/---

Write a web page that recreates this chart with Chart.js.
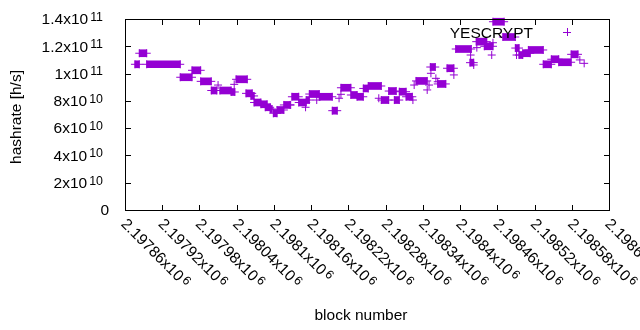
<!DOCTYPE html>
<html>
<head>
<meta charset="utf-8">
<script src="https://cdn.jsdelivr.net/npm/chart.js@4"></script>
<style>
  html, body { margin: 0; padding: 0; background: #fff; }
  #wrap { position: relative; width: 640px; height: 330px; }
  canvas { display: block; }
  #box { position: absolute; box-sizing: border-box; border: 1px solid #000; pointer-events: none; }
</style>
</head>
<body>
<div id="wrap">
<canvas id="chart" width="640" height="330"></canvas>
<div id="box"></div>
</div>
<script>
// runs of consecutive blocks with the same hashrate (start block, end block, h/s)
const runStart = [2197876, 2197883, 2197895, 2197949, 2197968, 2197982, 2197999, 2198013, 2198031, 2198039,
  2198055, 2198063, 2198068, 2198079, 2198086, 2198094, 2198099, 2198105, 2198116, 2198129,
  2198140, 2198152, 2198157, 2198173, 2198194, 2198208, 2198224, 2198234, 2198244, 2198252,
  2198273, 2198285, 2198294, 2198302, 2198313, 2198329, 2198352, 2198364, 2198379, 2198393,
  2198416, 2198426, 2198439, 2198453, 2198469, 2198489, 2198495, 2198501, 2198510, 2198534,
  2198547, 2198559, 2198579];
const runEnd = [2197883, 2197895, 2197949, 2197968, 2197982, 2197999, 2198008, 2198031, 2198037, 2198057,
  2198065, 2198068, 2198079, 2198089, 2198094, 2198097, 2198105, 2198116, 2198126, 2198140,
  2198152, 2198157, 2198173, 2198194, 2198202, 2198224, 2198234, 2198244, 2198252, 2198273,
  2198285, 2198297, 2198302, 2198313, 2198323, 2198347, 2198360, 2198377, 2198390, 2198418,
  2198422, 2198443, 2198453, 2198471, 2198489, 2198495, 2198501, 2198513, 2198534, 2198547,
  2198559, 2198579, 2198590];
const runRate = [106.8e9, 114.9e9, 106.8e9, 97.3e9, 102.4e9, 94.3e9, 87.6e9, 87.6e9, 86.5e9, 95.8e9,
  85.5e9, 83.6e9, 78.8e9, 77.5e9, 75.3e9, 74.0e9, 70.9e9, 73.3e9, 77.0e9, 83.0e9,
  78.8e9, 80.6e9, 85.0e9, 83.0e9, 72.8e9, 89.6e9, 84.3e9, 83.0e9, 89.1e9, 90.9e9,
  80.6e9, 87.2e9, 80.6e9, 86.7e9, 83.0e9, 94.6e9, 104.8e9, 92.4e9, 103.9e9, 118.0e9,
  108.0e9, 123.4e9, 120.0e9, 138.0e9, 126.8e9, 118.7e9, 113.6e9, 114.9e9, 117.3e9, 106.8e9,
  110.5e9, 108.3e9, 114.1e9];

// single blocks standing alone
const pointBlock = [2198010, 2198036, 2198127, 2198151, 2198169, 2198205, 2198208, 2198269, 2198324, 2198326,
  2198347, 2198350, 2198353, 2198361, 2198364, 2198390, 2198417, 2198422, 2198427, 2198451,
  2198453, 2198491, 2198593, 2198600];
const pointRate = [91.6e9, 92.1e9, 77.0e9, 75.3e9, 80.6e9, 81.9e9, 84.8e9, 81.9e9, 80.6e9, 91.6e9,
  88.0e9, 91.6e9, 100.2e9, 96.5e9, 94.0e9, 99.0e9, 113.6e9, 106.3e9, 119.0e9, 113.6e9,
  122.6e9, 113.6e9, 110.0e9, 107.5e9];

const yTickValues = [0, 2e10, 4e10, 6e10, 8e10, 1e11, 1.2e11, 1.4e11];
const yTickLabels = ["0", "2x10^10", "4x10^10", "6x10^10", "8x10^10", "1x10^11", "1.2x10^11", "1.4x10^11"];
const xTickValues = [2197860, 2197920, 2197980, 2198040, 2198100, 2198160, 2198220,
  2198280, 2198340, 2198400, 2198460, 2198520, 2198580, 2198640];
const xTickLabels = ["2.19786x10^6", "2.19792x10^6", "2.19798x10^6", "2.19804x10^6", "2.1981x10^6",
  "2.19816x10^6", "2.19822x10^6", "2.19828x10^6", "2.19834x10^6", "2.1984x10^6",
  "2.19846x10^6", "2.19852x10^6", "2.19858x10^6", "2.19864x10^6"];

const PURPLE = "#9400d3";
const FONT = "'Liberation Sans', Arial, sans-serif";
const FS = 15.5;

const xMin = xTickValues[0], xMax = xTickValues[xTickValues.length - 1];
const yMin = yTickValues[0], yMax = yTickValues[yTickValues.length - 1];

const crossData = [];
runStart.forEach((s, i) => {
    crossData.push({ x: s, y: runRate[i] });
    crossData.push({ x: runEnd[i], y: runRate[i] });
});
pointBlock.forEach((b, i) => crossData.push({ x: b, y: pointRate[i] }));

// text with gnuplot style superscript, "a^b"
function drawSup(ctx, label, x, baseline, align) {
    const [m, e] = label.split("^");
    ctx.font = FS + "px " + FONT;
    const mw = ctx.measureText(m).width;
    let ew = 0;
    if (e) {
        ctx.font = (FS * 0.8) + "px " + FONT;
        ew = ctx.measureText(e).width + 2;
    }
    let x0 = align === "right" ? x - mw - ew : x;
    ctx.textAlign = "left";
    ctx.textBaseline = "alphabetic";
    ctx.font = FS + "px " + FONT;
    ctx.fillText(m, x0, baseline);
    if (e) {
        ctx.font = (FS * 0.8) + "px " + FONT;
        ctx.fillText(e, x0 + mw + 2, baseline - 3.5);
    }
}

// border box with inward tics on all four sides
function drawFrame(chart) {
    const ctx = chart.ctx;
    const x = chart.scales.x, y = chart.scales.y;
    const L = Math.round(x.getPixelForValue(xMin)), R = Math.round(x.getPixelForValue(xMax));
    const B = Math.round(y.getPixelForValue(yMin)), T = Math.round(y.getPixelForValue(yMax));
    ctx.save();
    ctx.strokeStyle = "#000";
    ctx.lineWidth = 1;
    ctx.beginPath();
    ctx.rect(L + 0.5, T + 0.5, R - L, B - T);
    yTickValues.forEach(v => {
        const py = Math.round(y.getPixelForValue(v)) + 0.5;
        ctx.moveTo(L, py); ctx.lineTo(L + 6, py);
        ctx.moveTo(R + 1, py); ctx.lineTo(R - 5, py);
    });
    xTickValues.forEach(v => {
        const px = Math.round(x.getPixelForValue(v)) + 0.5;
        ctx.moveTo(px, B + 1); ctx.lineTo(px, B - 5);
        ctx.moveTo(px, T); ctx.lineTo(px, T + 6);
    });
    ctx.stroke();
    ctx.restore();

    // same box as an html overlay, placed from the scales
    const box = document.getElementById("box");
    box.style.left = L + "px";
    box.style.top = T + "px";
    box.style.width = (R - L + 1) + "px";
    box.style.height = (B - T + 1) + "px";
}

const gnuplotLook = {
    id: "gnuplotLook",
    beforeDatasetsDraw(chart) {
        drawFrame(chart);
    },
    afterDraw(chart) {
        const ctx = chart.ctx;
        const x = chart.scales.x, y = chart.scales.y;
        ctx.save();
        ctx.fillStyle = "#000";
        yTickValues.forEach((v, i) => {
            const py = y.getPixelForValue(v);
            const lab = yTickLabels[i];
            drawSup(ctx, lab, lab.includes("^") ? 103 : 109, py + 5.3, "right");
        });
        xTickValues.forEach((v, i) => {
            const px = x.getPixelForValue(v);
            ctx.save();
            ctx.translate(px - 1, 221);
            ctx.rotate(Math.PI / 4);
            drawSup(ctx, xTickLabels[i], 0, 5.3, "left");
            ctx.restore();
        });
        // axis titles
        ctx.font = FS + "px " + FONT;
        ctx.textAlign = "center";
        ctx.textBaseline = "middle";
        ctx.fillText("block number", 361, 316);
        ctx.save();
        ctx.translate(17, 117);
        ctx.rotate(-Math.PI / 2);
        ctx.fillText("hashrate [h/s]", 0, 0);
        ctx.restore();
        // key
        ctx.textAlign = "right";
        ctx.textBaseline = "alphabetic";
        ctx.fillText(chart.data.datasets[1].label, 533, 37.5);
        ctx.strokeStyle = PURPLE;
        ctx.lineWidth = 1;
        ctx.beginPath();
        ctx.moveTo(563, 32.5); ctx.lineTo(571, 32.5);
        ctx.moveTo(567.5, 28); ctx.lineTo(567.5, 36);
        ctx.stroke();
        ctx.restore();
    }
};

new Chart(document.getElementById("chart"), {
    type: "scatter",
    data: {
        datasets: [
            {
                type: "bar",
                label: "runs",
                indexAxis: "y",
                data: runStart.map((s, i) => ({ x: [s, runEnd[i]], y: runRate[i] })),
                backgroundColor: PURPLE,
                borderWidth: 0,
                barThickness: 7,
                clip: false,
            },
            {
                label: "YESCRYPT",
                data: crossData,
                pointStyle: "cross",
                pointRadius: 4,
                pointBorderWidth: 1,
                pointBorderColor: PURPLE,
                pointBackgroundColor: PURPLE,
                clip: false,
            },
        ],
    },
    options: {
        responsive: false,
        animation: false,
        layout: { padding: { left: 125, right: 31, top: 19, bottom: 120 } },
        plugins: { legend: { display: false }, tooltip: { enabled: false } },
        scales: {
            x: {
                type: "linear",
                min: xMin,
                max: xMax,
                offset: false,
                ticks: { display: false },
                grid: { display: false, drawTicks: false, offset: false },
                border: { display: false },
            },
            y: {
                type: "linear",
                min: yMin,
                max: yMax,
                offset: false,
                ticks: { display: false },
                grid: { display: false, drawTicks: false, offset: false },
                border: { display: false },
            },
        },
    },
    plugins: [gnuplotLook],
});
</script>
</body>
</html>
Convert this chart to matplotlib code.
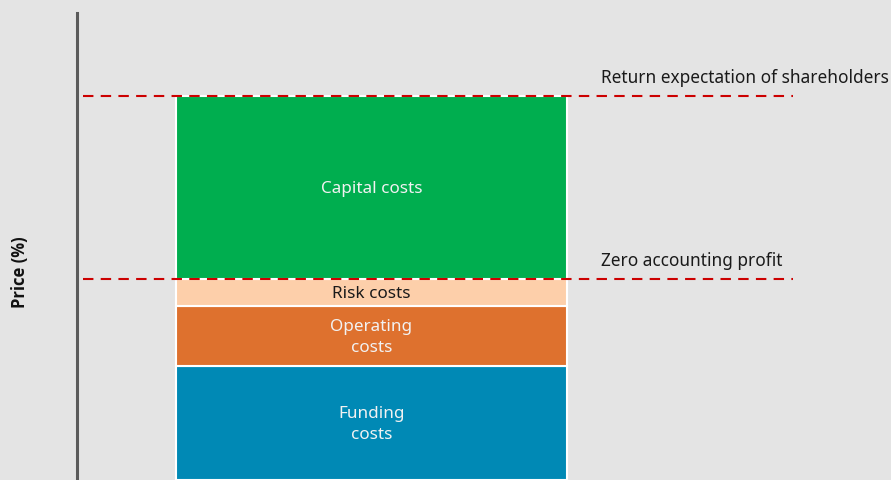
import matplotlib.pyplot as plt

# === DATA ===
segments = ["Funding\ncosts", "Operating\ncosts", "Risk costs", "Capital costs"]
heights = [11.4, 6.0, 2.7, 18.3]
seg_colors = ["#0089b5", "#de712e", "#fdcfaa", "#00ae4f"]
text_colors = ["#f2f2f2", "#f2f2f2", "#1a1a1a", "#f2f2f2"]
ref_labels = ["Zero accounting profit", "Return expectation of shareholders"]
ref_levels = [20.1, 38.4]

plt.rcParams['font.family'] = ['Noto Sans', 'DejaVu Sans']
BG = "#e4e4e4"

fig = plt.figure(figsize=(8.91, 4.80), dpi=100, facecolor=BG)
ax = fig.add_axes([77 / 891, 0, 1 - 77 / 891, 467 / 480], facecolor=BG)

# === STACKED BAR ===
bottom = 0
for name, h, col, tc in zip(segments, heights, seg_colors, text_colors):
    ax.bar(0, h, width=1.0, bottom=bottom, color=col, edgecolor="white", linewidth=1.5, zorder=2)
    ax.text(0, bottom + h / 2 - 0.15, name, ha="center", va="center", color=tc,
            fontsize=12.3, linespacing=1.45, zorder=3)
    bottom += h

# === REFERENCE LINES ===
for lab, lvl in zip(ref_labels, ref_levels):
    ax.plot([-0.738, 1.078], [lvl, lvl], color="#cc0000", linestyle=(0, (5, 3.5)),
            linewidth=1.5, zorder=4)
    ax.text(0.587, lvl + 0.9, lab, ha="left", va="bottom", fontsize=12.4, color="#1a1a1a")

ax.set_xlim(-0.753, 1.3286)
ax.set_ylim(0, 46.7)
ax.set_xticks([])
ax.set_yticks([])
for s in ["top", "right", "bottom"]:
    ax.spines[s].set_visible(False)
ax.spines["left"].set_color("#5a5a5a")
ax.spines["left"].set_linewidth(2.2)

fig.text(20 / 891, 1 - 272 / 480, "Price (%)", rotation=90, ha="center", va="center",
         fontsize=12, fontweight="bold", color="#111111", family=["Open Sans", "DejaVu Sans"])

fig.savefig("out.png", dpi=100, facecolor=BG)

\---

# What the task asks:
From the line containing "Convert this chart to matplotlib code." through the line containing "import matplotlib.pyplot as plt", copy every line above exactly, without pictures.

# Full output:
Convert this chart to matplotlib code.
import matplotlib.pyplot as plt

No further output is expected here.